Once the shared resources usage is properly architected for high concurrency, Window Azure capability assessment becomes lot easier.

Capacity Assessment

In a traditional setting where hardware needs to be procured before deployment, one has to assess the capacity and also put together plans for acquiring the resources much early in the project lifecycle. Considering the latencies incurred by the typical enterprise procurement process, one has to be extremely diligent in assessing the capacity needs even before the application architecture is completely baked in.

This has to be complimented by the plan to acquire hardware and software which will base its decisions on less than accurate assessment as input.  Due to

this, often, the resource requirements will be overestimated  to account for the possible errors in the assessment process. Temporal unpredictability of the workloads also adds to the burden of capacity assessment process.

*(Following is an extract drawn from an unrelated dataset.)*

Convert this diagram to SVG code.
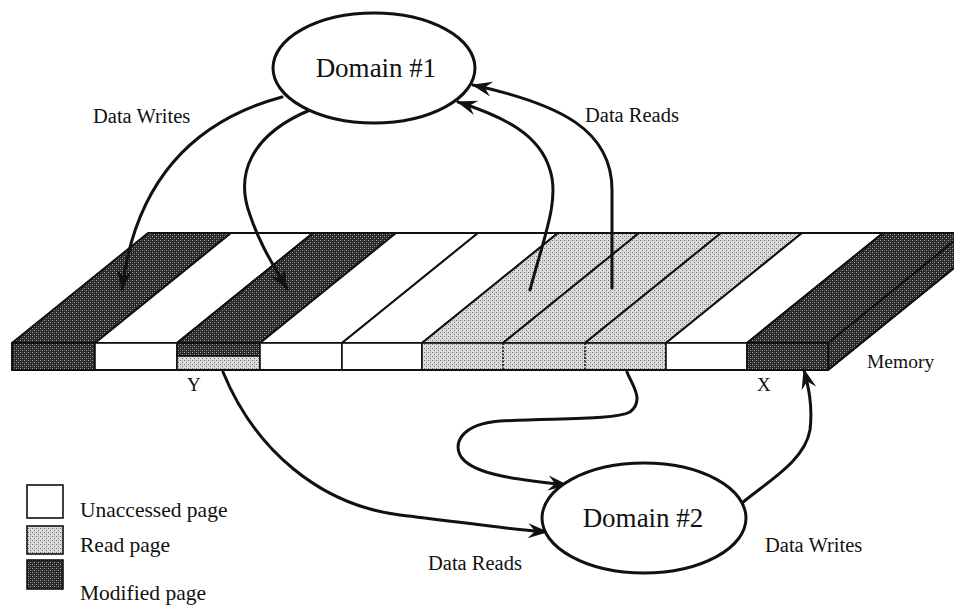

In case of cloud computing, and specifically for Azure, one has to have an eye on the architecture implications of the consumed Azure capacity and the ensuing cost of operations, but doesn’t have to know the accurate picture as in traditional deployments.

Once the system is architected for a scale out model, capacity assessment merely becomes an exercise of doing a baseline analysis of the throughput/per role instance and extrapolate the infrastructure for the target peak throughput. Application throughput needs expressed in terms of bandwidth, CPU, memory and to some lesser extent, local storage will play a big role in the selection of the Azure role type. Even though one could architect for near-linear scalability, the implementation will often result in less than perfect solutions. So, baseline assess the throughput (either requests/sec or concurrent users) across various role types and pick one that is optimal for the application. Also, load test more than one role instance to make sure that near linear scalability can be attained by adding more role instances.